1) How Is Post-Earthquake Damage Assessed?
The first step is documenting structural systems, facade integrity, roof-dome-minaret connections, and soil interaction. Dual-phase damage surveys have become standard practice for foundation heritage assets.
Damage is typically classified as light, moderate, or severe. Severely damaged buildings require urgent shoring, element salvage, and debris safety.
2) Prioritization and Emergency Intervention
Prioritization of damaged heritage sites considers cultural value, function, collapse risk, and accessibility. Emergency measures include safe dismantling, salvage inventory, temporary roofing, and minaret/dome shoring.
All emergency works must be documented before permanent restoration design.
3) Science Board and Authority Process
Restoration decisions for foundation heritage assets proceed under science boards and regional conservation committees. Design must comply with Ministry technical specifications for survey, restitution, and restoration.
As of 2026, 109 sites have been revived; remaining works continue on schedule.
4) Minaret, Dome, and Structural Strengthening
Full minaret demolition and rebuild causes irreversible material loss. Specialized anchoring, injection, and local consolidation are often preferred.

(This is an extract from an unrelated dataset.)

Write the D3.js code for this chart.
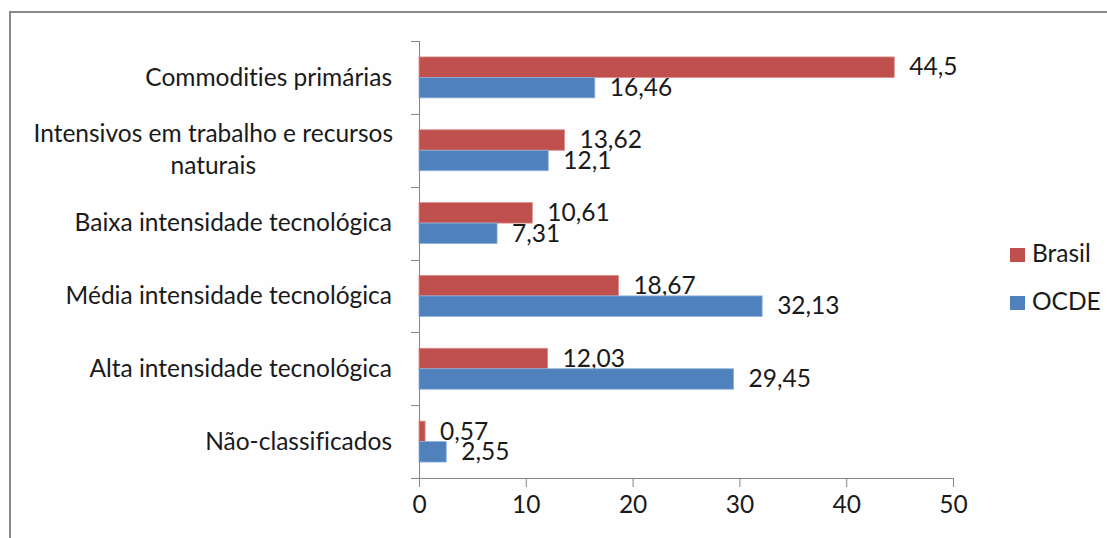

Structural strengthening at dome rings, wall bodies, and foundations should minimize visible intervention.
5) Salvage of Original Materials
Original elements from debris are numbered, stored, and reused in restoration or reconstruction. This process is critical for landmark buildings.
Interventions without material inventory may be rejected by conservation boards.
6) Design and Procurement Process
After damage survey, intervention projects and cost estimates are prepared and procurement begins. Heritage procurement follows updated 2025 monetary limits.
Our consultancy services support project file preparation and procurement.
7) Cost and Timeline Planning
Public cultural restoration spending in the earthquake region exceeds 7.3 billion TRY, with 2 billion TRY support for listed private buildings. Timelines typically range from 12 to 36 months depending on damage level and supply chains.
8) Listed Private Buildings
Owners of listed private buildings need board approval, qualified designers, and supervised execution. Complete project files are required for state support applications.
We provide technical assessment for earthquake-damaged historic buildings under our restoration services.
9) Conclusion
Post-earthquake historic restoration must prioritize scientific accuracy and authentic value—not speed alone. Early damage survey and the right team control cost and time.